Testing a Dag with astro dev run dags test
The Benefits of Astro CLI Dev Parse
To get around this, some users create different kinds of custom testing frameworks. These are less than ideal for a few reasons, not least because they’re difficult to reproduce on a consistent basis. (They’re also difficult to maintain – i.e., to keep secure and up to date.) These and other issues prompted the team at Astronomer to develop a first-class local testing framework for Airflow users.
With the Astro CLI’s new astro dev parse
command, you can parse your DAGs for import and syntax errors in seconds. astro dev parse
quickly lets you know if your DAGs and tasks will render correctly in the Airflow UI. When it detects an error, it alerts you to what it is and where it occurs in your code. Given that it’s unwise to store connections with sensitive credentials locally, astro dev parse
only parses your code. It doesn’t identify missing environment variables or connections.
Using your editor of choice, you can quickly go to your code, make your changes, and run astro dev parse
again. Assuming the changes you made don’t introduce new errors, your DAGs should render in Airflow. Once you’re satisfied, and if applicable, you can use the Astro CLI to deploy them to prod.

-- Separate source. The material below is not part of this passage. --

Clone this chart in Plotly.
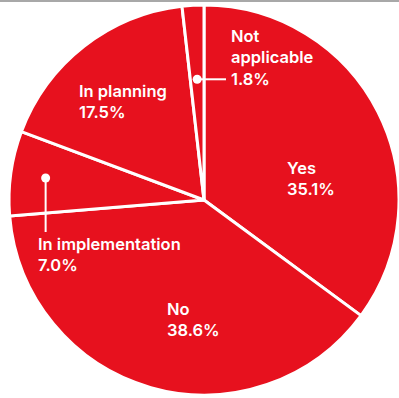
import math
import plotly.graph_objects as go

# ---- data ----
labels = ["Yes", "No", "In implementation", "In planning", "Not applicable"]
values = [35.1, 38.6, 7.0, 17.5, 1.8]
label_text = ["Yes<br>35.1%", "No<br>38.6%", "In implementation<br>7.0%",
              "In planning<br>17.5%", "Not<br>applicable<br>1.8%"]

# ---- style / layout ----
W, H = 399, 398
RED = "#E7111E"
CX, CY, R = 204, 200, 195  # pie centre / radius in pixels

# label anchor positions (pixels, left / block middle)
label_pos = {
    "Yes": (286, 178.5),
    "No": (166, 319.5),
    "In implementation": (37, 254),
    "In planning": (78, 101.5),
    "Not applicable": (230, 57.5),
}
# leader lines: radius fraction for dot and end point of line
leaders = {
    "Not applicable": {"rfrac": 0.62, "dir": "h", "end": 226},
    "In implementation": {"rfrac": 0.82, "dir": "v", "end": 232},
}


def px(x):
    return x / W


def py(y):
    return 1 - y / H


fig = go.Figure(go.Pie(
    labels=labels,
    values=values,
    sort=False,
    direction="clockwise",
    rotation=0,
    textinfo="none",
    hoverinfo="label+percent",
    marker=dict(colors=[RED] * len(values), line=dict(color="white", width=3)),
    domain=dict(x=[px(CX - R), px(CX + R)], y=[py(CY + R), py(CY - R)]),
    showlegend=False,
))

# angles of slice midpoints (clockwise from 12 o'clock)
total = sum(values)
cum = 0.0
mids = {}
for lab, v in zip(labels, values):
    mids[lab] = (cum + v / 2) / total * 2 * math.pi
    cum += v

shapes = [dict(type="line", xref="paper", yref="paper", x0=0, x1=1,
               y0=py(1), y1=py(1), line=dict(color="#A8A8A8", width=2))]
for lab, cfg in leaders.items():
    a = mids[lab]
    r = R * cfg["rfrac"]
    dx = CX + r * math.sin(a)
    dy = CY - r * math.cos(a)
    if cfg["dir"] == "h":
        x1, y1 = cfg["end"], dy
    else:
        x1, y1 = dx, cfg["end"]
    shapes.append(dict(type="line", xref="paper", yref="paper",
                       x0=px(dx), y0=py(dy), x1=px(x1), y1=py(y1),
                       line=dict(color="white", width=2)))
    rr = 4.5
    shapes.append(dict(type="circle", xref="paper", yref="paper",
                       x0=px(dx - rr), x1=px(dx + rr), y0=py(dy + rr), y1=py(dy - rr),
                       fillcolor="white", line=dict(color="white", width=0)))

annotations = []
for lab, txt in zip(labels, label_text):
    x, y = label_pos[lab]
    annotations.append(dict(
        x=px(x), y=py(y), xref="paper", yref="paper", text=txt,
        showarrow=False, xanchor="left", yanchor="middle", align="left",
        borderpad=0,
        font=dict(family="Inter", size=16.5, color="white", weight=600),
    ))

fig.update_layout(
    width=W, height=H,
    margin=dict(l=0, r=0, t=0, b=0),
    paper_bgcolor="white", plot_bgcolor="white",
    shapes=shapes, annotations=annotations,
)

fig.write_html("out.html")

Speaking of which, the Astro CLI’s astro deploy command now incorporates the astro dev parse
functionality, so it parses your DAG code during deployment. This quick test ensures that you don’t push import/syntax errors to your cloud deployment. Specifically the astro deploy
command builds your DAGs into an image, parses your DAGs, and deploys the image. This adds a new level of assurance to the development process and improves the reliability of your deploys. The quick test will not stop deploys due to missing environmental variables or connections. (This is a security-conscious feature, not a limitation or shortcoming.) Now you can ensure that your code is error-free when you deploy!